Read the entries below and pull out each line with the string "this".

---- Data supplied

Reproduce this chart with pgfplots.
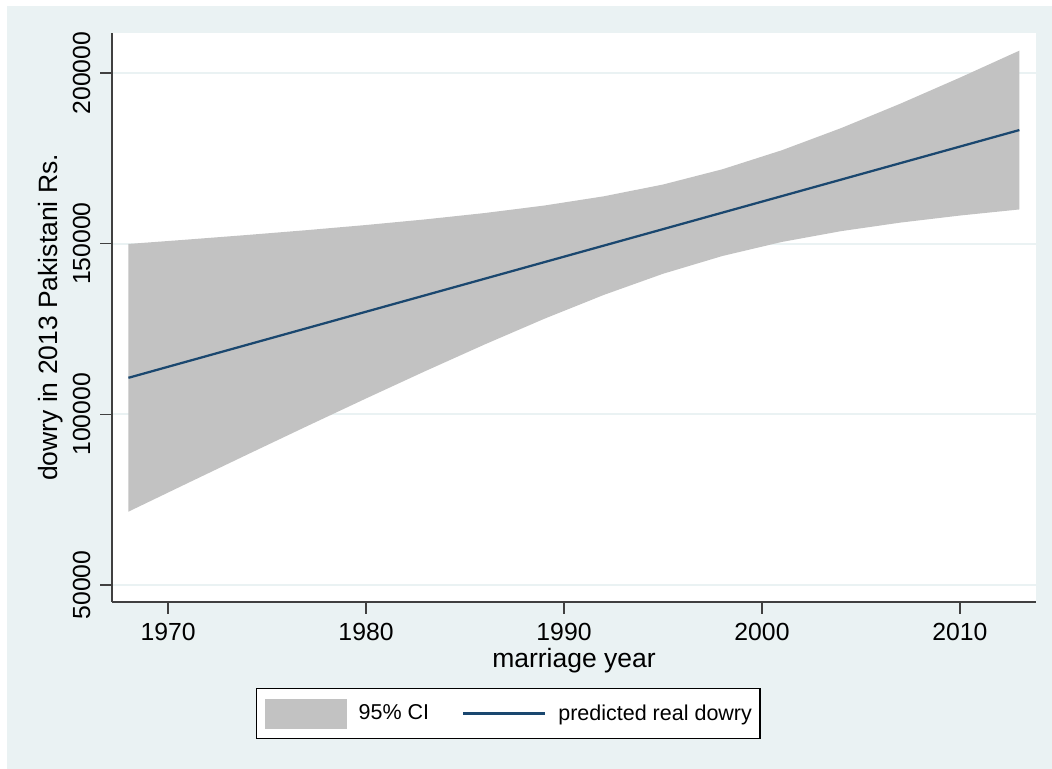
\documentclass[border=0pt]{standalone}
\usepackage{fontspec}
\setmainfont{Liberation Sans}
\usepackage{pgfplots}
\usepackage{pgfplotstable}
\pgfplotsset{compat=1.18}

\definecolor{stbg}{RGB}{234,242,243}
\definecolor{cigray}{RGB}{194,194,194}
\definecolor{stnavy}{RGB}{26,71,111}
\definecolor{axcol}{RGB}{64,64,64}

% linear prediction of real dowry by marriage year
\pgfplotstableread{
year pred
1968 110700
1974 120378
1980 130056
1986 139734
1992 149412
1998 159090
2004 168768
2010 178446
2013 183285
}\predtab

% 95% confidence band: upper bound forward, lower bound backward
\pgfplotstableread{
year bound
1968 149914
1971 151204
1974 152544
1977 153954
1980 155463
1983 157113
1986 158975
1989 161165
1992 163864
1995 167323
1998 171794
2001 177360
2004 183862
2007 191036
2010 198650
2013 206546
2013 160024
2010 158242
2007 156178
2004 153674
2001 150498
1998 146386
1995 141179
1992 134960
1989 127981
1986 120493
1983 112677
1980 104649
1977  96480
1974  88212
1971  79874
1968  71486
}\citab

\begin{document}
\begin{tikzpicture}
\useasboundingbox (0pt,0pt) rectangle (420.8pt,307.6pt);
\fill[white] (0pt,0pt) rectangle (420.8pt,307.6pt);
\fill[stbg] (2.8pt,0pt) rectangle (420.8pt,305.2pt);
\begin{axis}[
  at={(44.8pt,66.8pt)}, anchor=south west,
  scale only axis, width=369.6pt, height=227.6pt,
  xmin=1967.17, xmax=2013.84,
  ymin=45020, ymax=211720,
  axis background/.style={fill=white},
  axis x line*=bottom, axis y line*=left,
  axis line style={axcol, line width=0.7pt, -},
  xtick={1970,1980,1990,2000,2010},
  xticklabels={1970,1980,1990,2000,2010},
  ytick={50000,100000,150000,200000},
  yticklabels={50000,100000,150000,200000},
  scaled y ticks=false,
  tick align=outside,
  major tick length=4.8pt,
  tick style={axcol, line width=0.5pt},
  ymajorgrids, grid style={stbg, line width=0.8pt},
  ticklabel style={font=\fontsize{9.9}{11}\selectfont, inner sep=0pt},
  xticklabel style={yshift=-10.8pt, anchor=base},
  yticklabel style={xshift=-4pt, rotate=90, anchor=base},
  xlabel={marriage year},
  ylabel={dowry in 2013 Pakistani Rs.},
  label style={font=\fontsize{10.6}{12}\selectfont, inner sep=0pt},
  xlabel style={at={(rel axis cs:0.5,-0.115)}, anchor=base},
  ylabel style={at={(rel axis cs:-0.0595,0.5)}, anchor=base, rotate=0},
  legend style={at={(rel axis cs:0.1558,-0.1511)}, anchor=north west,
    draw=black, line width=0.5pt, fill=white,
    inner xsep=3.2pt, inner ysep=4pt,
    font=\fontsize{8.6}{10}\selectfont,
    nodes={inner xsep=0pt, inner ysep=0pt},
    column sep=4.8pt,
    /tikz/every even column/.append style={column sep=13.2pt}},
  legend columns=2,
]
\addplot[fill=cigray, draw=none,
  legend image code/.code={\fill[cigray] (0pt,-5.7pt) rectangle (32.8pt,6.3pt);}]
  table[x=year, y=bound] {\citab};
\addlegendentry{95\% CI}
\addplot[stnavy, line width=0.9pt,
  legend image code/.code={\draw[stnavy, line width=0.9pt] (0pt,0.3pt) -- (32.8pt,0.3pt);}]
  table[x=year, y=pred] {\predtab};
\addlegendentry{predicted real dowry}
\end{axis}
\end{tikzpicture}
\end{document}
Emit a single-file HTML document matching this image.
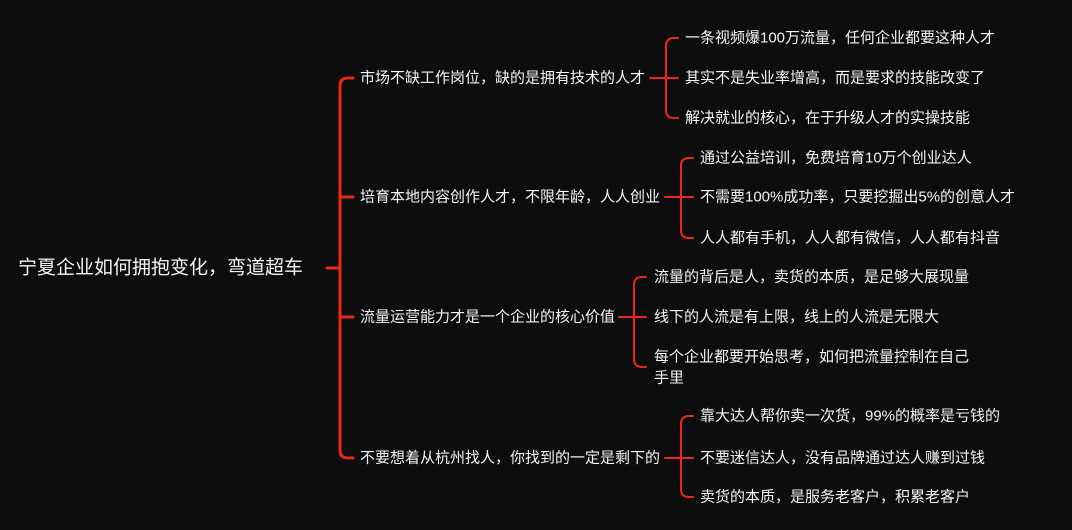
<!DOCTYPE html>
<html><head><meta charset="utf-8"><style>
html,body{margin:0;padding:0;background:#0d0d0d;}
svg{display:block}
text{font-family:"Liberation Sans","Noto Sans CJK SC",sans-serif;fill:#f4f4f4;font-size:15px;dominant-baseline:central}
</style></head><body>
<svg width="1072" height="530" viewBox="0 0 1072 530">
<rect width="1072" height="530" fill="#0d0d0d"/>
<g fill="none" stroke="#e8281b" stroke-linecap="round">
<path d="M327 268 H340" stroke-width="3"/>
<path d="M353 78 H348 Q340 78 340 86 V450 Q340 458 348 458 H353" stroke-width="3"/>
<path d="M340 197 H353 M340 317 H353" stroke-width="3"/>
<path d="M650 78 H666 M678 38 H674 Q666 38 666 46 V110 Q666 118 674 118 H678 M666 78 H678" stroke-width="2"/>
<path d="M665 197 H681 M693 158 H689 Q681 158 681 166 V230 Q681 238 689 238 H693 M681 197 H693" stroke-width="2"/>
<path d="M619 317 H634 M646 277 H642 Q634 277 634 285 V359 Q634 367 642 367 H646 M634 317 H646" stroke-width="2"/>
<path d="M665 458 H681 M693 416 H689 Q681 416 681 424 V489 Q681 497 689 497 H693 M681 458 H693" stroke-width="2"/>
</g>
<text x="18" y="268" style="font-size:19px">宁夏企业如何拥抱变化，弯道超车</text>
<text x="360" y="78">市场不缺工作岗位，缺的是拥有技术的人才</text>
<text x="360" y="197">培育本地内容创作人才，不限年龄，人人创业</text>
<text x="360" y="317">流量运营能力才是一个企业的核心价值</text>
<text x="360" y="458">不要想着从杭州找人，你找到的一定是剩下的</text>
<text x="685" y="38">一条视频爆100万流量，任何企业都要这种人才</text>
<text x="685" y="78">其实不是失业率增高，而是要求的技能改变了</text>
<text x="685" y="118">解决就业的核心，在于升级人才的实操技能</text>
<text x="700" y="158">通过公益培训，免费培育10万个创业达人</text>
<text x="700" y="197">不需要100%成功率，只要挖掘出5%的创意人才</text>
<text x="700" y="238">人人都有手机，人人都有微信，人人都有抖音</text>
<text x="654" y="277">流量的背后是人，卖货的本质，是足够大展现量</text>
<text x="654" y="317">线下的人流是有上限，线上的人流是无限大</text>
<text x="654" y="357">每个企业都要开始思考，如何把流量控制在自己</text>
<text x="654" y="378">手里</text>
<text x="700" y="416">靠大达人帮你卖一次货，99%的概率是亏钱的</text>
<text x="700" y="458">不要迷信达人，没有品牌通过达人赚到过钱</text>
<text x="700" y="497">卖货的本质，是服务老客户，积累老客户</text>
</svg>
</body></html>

--------

**Task result:**
Reproduce this chart with pgfplots.
Emit a single-file HTML document matching this image.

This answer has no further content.